In a 56-count, 88-page grand jury indictment, prosecutors cited details from Young Thug and Gunna’s music videos and lyrics as evidence of their alleged guilt and association with the Bloods-affiliated gang—Young Slime Life or YSL. Specifically, as “overt evidence of conspiracy,” the indictment highlights lyrics such as “I killed his man in front of his momma,” “For slimes you know I kill, trial, I done beat it twice, state, I’m undefeated like feds came and snatched me,” and “cooking white brick,” among others.

To bring a RICO charge, prosecutors need to show the various individual actions contributing to the overall criminal conspiracy. The indictment laid out numerous overt acts allegedly committed by the various YSL members, including murder, carjacking, armed robbery, drug dealing, illegal firearm possession, and other crimes. However, at least five of the acts were purely lyrics from songs.

Art or Confession?

The use of rappers’ own music against them in court has been slammed by First Amendment advocates as unconstitutional. Art, such as musical expression, is a protected form of free speech. Rap’s artistry is “rooted in a long tradition of storytelling that privileges figurative language, hyperbole, and poetry,” says Jay-Z’s lawyer, Alex Spiro, and Erik Nielson, co-author of the book Rap on Trial. Accordingly, rap lyrics are not necessarily a reflection of reality. For Young Thug, the prosecutors assert that the rapper’s lyrics are not protected as pure artistic expression because they prove his involvement in criminal activity.
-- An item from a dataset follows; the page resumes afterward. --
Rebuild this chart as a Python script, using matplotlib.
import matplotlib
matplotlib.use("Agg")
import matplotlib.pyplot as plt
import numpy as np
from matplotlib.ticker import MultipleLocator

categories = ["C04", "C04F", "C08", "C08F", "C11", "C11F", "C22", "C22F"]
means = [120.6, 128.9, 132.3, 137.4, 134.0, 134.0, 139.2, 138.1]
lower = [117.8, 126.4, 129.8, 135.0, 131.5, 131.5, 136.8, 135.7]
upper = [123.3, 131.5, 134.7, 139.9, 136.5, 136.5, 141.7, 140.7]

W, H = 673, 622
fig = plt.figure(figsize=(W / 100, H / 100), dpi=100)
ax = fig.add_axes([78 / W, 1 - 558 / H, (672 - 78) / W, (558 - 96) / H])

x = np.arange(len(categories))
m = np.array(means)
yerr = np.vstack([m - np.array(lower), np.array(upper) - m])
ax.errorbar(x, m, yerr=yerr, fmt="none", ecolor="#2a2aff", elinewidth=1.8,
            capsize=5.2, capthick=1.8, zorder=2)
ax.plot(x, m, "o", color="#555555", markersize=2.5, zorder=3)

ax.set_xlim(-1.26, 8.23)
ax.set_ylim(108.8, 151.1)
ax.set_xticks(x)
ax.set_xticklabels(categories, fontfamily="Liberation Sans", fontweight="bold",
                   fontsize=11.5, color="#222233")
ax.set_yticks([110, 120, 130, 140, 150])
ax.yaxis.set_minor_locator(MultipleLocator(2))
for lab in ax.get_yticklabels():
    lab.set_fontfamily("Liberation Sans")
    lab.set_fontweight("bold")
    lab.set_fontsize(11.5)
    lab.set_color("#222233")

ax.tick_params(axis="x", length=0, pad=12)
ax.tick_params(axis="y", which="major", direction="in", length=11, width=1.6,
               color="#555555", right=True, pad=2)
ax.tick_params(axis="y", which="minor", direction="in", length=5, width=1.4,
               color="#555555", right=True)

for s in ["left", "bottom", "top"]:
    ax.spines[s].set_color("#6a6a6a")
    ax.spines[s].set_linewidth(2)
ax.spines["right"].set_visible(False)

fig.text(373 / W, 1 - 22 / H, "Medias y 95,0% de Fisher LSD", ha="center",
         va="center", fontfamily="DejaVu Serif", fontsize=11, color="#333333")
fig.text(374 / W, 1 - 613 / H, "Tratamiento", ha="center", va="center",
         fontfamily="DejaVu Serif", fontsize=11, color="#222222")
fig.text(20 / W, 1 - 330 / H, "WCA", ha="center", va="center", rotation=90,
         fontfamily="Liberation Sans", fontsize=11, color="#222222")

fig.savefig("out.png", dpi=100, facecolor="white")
This idea—that prosecutors can equate rap lyrics with confessions—could have a devastatingly chilling effect.

Rap Culture

This is not a novel move by prosecutors. For example, in 2016, rapper Tay K was convicted of murder, using a music video as evidence. Rapper Vonte Skinner’s lyrics were used in his attempted murder trial. That conviction, however, was overturned when the New Jersey Supreme Court ruled the jury would not have found him guilty if they were not made to listen to his lyrics. Perhaps most infamously, rapper Drakeo the Ruler spent three years in prison while prosecutors tried to build a case against him for the 2016 murder of a man outside a party. Prosecutors introduced lyrics from his 2016 song, “Flex Freestyle,” to convince jurors that the rapper brought armed associates to the party to target another rapper. As it turned out, the other rapper was not even at the party where the fatal shooting occurred. He was eventually acquitted.
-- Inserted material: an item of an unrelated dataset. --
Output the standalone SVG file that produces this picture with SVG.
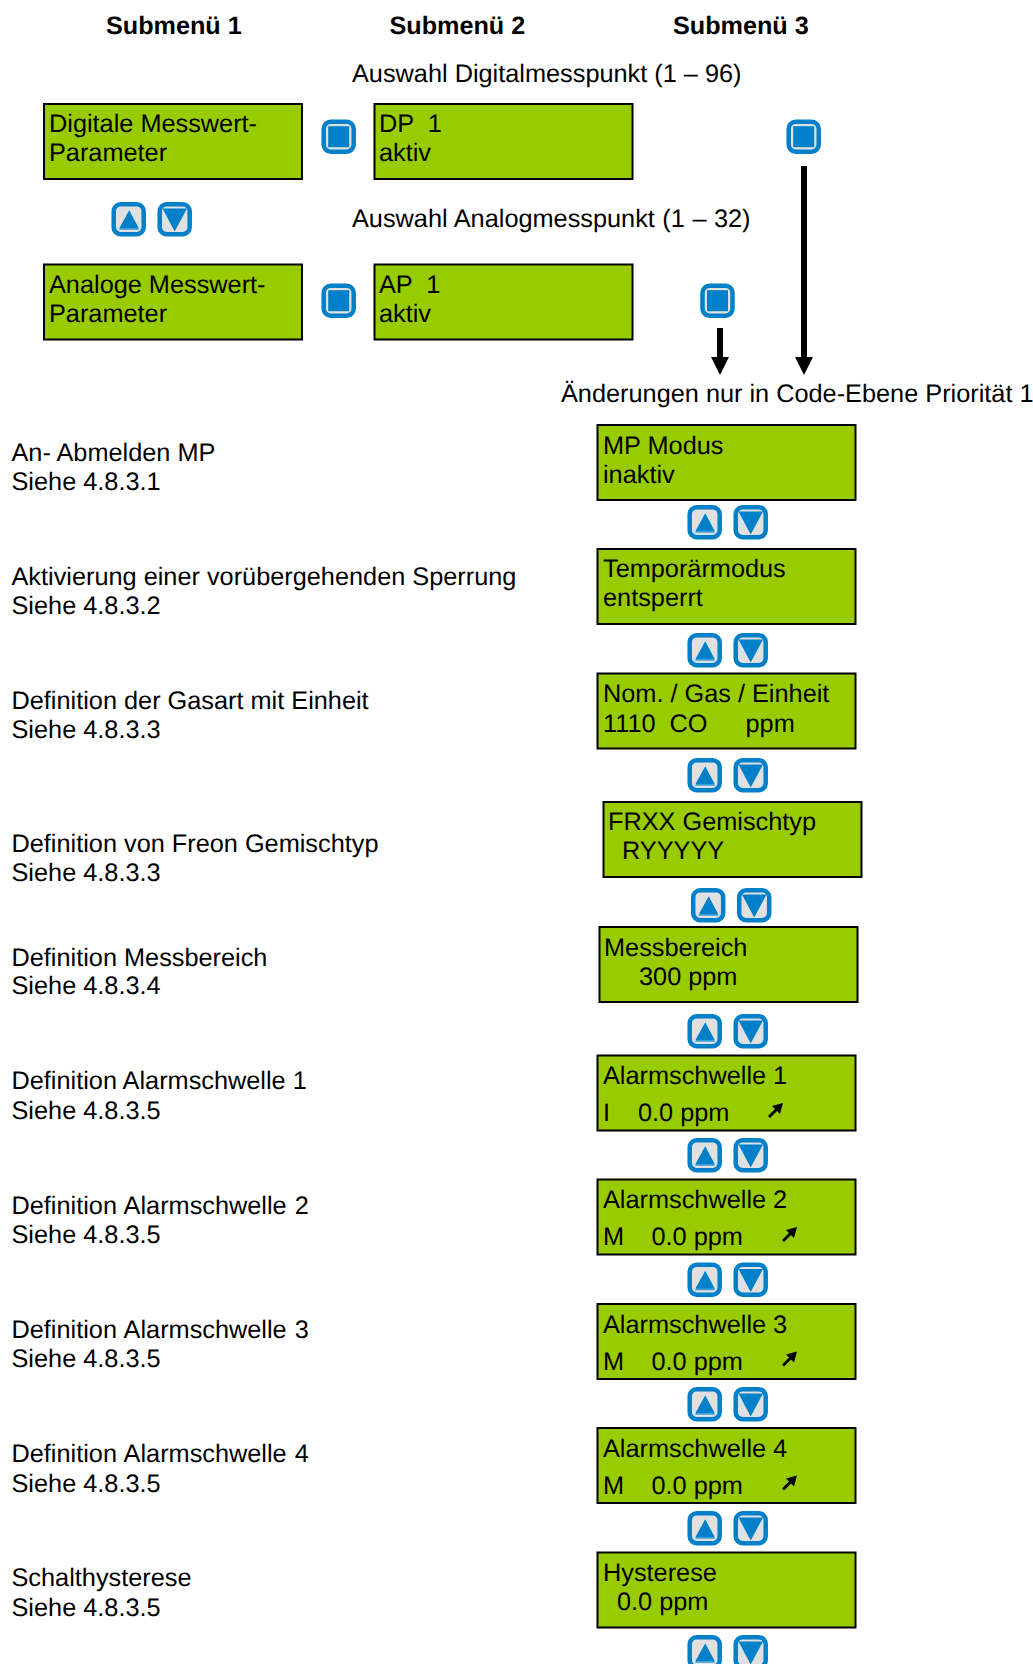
<svg xmlns="http://www.w3.org/2000/svg" width="1033" height="1664" viewBox="0 0 1033 1664">
<style>
text{font-family:"Liberation Sans",Arial,sans-serif;font-size:25.3px;fill:#000;text-rendering:geometricPrecision;white-space:pre}
.h{font-weight:bold;font-size:25.2px}
.w{word-spacing:1px}
.lcd{fill:#99cc00;stroke:#000;stroke-width:2}
.frame{fill:#e0e0e0;stroke:#0080c8;stroke-width:4.5}
.b{fill:#0080c8}
.l{fill:#3aa0dc}
.c{stroke:#000;stroke-width:6;fill:none}
.ah{fill:#000}
</style>
<defs>
<g id="ok"><rect class="frame" x="2.2" y="2.2" width="30" height="30" rx="7"/><rect class="b" x="6.700" y="6.700" width="21" height="21"/></g>
<g id="up"><rect class="frame" x="2.2" y="2.2" width="30" height="30" rx="7"/><path class="l" d="M17.700 8.500L7.500 27.700H27.700Z"/><path class="b" d="M17.700 8.500L8 26H27.200Z"/></g>
<g id="dn"><rect class="frame" x="2.2" y="2.2" width="30" height="30" rx="7"/><path class="b" d="M5 6.500H29.500L17.200 29.500Z"/></g>
<g id="sa"><path d="M0.500 13.500L10 4" stroke="#000" stroke-width="2.800" fill="none"/><path class="ah" d="M14.500 -0.500L3.500 2.500L11.500 10.500Z"/></g>
</defs>
<g id="headers"><text class="h" x="106" y="34">Submenü 1</text><text class="h" x="389.500" y="34">Submenü 2</text><text class="h" x="673" y="34">Submenü 3</text></g>
<g id="captions"><text x="352" y="82">Auswahl Digitalmesspunkt (1 – 96)</text><text x="352" y="227" style="word-spacing:.5px">Auswahl Analogmesspunkt (1 – 32)</text><text x="561" y="402">Änderungen nur in Code-Ebene Priorität 1</text></g>
<g id="labels">
<text x="11.500" y="461">An- Abmelden MP</text><text x="11.500" y="490">Siehe 4.8.3.1</text>
<text x="11.500" y="585">Aktivierung einer vorübergehenden Sperrung</text><text x="11.500" y="614">Siehe 4.8.3.2</text>
<text x="11.500" y="709">Definition der Gasart mit Einheit</text><text x="11.500" y="738">Siehe 4.8.3.3</text>
<text x="11.500" y="852">Definition von Freon Gemischtyp</text><text x="11.500" y="881">Siehe 4.8.3.3</text>
<text x="11.500" y="965.500">Definition Messbereich</text><text x="11.500" y="994">Siehe 4.8.3.4</text>
<text x="11.500" y="1089">Definition Alarmschwelle 1</text><text x="11.500" y="1119">Siehe 4.8.3.5</text>
<text class="w" x="11.500" y="1214">Definition Alarmschwelle 2</text><text x="11.500" y="1243">Siehe 4.8.3.5</text>
<text class="w" x="11.500" y="1338">Definition Alarmschwelle 3</text><text x="11.500" y="1367">Siehe 4.8.3.5</text>
<text class="w" x="11.500" y="1462">Definition Alarmschwelle 4</text><text x="11.500" y="1492">Siehe 4.8.3.5</text>
<text x="11.500" y="1586">Schalthysterese</text><text x="11.500" y="1615.500">Siehe 4.8.3.5</text>
</g>
<g id="n-digital"><rect class="lcd" x="44" y="104" width="258" height="75"/><text x="49" y="132">Digitale Messwert-</text><text x="49" y="161">Parameter</text></g>
<g id="n-dp"><rect class="lcd" x="374.500" y="104" width="258" height="75"/><text x="379" y="132">DP  1</text><text x="379" y="161">aktiv</text></g>
<g id="n-analog"><rect class="lcd" x="44" y="264.500" width="258" height="75"/><text x="49" y="293">Analoge Messwert-</text><text x="49" y="322">Parameter</text></g>
<g id="n-ap"><rect class="lcd" x="374.500" y="264.500" width="258" height="75"/><text x="379" y="293">AP  1</text><text x="379" y="322">aktiv</text></g>
<g id="n-mp"><rect class="lcd" x="597.500" y="425" width="258" height="75"/><text x="603" y="453.500">MP Modus</text><text x="603" y="482.500">inaktiv</text></g>
<g id="n-temp"><rect class="lcd" x="597.500" y="549" width="258" height="75"/><text x="603" y="577">Temporärmodus</text><text x="603" y="606">entsperrt</text></g>
<g id="n-gas"><rect class="lcd" x="597.500" y="673.500" width="258" height="75"/><text x="603" y="702">Nom. / Gas / Einheit</text><text x="603" y="732">1110  CO</text><text x="745.500" y="732">ppm</text></g>
<g id="n-frxx"><rect class="lcd" x="603.500" y="802" width="258" height="75"/><text x="608" y="830">FRXX Gemischtyp</text><text x="622" y="859">RYYYYY</text></g>
<g id="n-range"><rect class="lcd" x="599.500" y="927" width="258" height="75"/><text x="604" y="955.500">Messbereich</text><text x="639" y="984.500">300 ppm</text></g>
<g id="n-a1"><rect class="lcd" x="597.500" y="1055.500" width="258" height="75"/><text x="603" y="1084">Alarmschwelle 1</text><text x="603" y="1121">I</text><text x="638" y="1121">0.0 ppm</text><use href="#sa" x="768.500" y="1103.500"/></g>
<g id="n-a2"><rect class="lcd" x="597.500" y="1179.500" width="258" height="75"/><text x="603" y="1208">Alarmschwelle 2</text><text x="603" y="1245">M</text><text x="651.500" y="1245">0.0 ppm</text><use href="#sa" x="782.500" y="1227.500"/></g>
<g id="n-a3"><rect class="lcd" x="597.500" y="1304" width="258" height="75"/><text x="603" y="1333">Alarmschwelle 3</text><text x="603" y="1370">M</text><text x="651.500" y="1370">0.0 ppm</text><use href="#sa" x="782.500" y="1352"/></g>
<g id="n-a4"><rect class="lcd" x="597.500" y="1428" width="258" height="75"/><text x="603" y="1457">Alarmschwelle 4</text><text x="603" y="1494">M</text><text x="651.500" y="1494">0.0 ppm</text><use href="#sa" x="782.500" y="1476"/></g>
<g id="n-hyst"><rect class="lcd" x="597.500" y="1552.500" width="258" height="75"/><text x="603" y="1581">Hysterese</text><text x="617" y="1610">0.0 ppm</text></g>
<g id="buttons">
<use href="#ok" x="321.500" y="119.500"/><use href="#ok" x="321.500" y="283.500"/><use href="#ok" x="786.500" y="119.500"/><use href="#ok" x="700.300" y="283.500"/>
<use href="#up" x="111.500" y="202"/><use href="#dn" x="157.500" y="202"/>
<use href="#up" x="687.500" y="505"/><use href="#dn" x="733.500" y="505"/>
<use href="#up" x="687.500" y="633"/><use href="#dn" x="733.500" y="633"/>
<use href="#up" x="687.500" y="758"/><use href="#dn" x="733.500" y="758"/>
<use href="#up" x="691" y="888"/><use href="#dn" x="737" y="888"/>
<use href="#up" x="687.500" y="1014"/><use href="#dn" x="733.500" y="1014"/>
<use href="#up" x="687.500" y="1138"/><use href="#dn" x="733.500" y="1138"/>
<use href="#up" x="687.500" y="1262.500"/><use href="#dn" x="733.500" y="1262.500"/>
<use href="#up" x="687.500" y="1387"/><use href="#dn" x="733.500" y="1387"/>
<use href="#up" x="687.500" y="1511"/><use href="#dn" x="733.500" y="1511"/>
<use href="#up" x="687.500" y="1635"/><use href="#dn" x="733.500" y="1635"/>
</g>
<g id="connectors">
<path class="c" d="M804 166V358"/><path class="ah" d="M795 357H813L804 375Z"/>
<path class="c" d="M720 328V358"/><path class="ah" d="M711 357H729L720 375Z"/>
</g>
</svg>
Using rap lyrics as evidence of criminal activity is also not so much a tactic as it is a convenient shortcut. Rap lyrics carry an embedded culture that is not necessarily accessible to juries. Specifically, rap culture normalizes boasting, metaphor, collective knowledge, narrative, and role play. Prosecutors have seized on this disconnect and exploited it, tapping into existing biases toward rappers to win convictions where the evidence outside of the lyrics is unconvincing. Rather than a type of artistic expression, prosecutors have argued that rap lyrics should be interpreted literally as autobiographical journals and therefore as inculpatory statements or confessions.
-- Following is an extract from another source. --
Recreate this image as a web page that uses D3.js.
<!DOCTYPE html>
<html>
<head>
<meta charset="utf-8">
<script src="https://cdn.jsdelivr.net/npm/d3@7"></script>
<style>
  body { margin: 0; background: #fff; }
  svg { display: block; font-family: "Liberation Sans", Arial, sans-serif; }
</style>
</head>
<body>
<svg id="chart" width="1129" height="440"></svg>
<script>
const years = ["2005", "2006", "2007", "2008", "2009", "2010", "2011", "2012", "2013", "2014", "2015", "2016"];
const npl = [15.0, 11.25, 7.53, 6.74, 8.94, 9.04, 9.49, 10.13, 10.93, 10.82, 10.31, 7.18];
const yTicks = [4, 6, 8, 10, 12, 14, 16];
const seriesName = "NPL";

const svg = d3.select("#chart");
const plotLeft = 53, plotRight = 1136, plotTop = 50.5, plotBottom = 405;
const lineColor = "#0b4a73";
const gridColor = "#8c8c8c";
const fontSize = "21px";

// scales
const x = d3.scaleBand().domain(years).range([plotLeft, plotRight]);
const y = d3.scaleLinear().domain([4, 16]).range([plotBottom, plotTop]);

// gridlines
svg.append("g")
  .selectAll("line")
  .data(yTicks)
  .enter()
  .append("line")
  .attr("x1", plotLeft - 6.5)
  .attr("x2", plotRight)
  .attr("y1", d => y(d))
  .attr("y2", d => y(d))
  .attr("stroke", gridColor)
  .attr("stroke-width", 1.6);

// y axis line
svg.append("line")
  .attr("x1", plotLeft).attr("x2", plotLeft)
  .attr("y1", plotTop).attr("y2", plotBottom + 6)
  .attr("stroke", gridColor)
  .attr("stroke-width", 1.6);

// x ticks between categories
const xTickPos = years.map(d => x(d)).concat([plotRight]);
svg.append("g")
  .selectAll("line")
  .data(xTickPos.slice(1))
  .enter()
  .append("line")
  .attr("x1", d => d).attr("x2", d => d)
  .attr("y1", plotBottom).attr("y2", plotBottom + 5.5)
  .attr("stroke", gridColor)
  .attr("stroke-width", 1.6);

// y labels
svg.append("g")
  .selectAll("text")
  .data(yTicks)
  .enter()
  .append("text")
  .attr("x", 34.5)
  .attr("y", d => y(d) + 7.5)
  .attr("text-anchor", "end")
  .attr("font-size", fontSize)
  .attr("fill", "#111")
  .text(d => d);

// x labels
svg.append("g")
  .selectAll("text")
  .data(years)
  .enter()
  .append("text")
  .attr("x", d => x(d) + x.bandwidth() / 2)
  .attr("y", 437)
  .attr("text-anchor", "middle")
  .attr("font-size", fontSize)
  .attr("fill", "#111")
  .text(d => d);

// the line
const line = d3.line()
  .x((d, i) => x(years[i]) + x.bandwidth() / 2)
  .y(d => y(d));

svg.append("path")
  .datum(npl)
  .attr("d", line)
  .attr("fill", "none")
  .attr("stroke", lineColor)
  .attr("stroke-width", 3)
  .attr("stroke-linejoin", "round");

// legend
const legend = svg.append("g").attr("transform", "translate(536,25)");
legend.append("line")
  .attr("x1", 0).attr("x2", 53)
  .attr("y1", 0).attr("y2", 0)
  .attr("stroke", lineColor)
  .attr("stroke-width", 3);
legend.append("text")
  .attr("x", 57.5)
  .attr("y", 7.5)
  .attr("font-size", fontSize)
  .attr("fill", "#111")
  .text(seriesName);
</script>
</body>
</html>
However, there has been a movement to prohibit this shortcut. Last year, two New York senators introduced legislation named Rap Music on Trial that, according to a joint news release, would ban “the use of art created by a defendant as evidence against them in a courtroom” to protect artists from “having their lyrics wielded against them by prosecutors.” For now, artists may still be at risk of the weaponization of their art.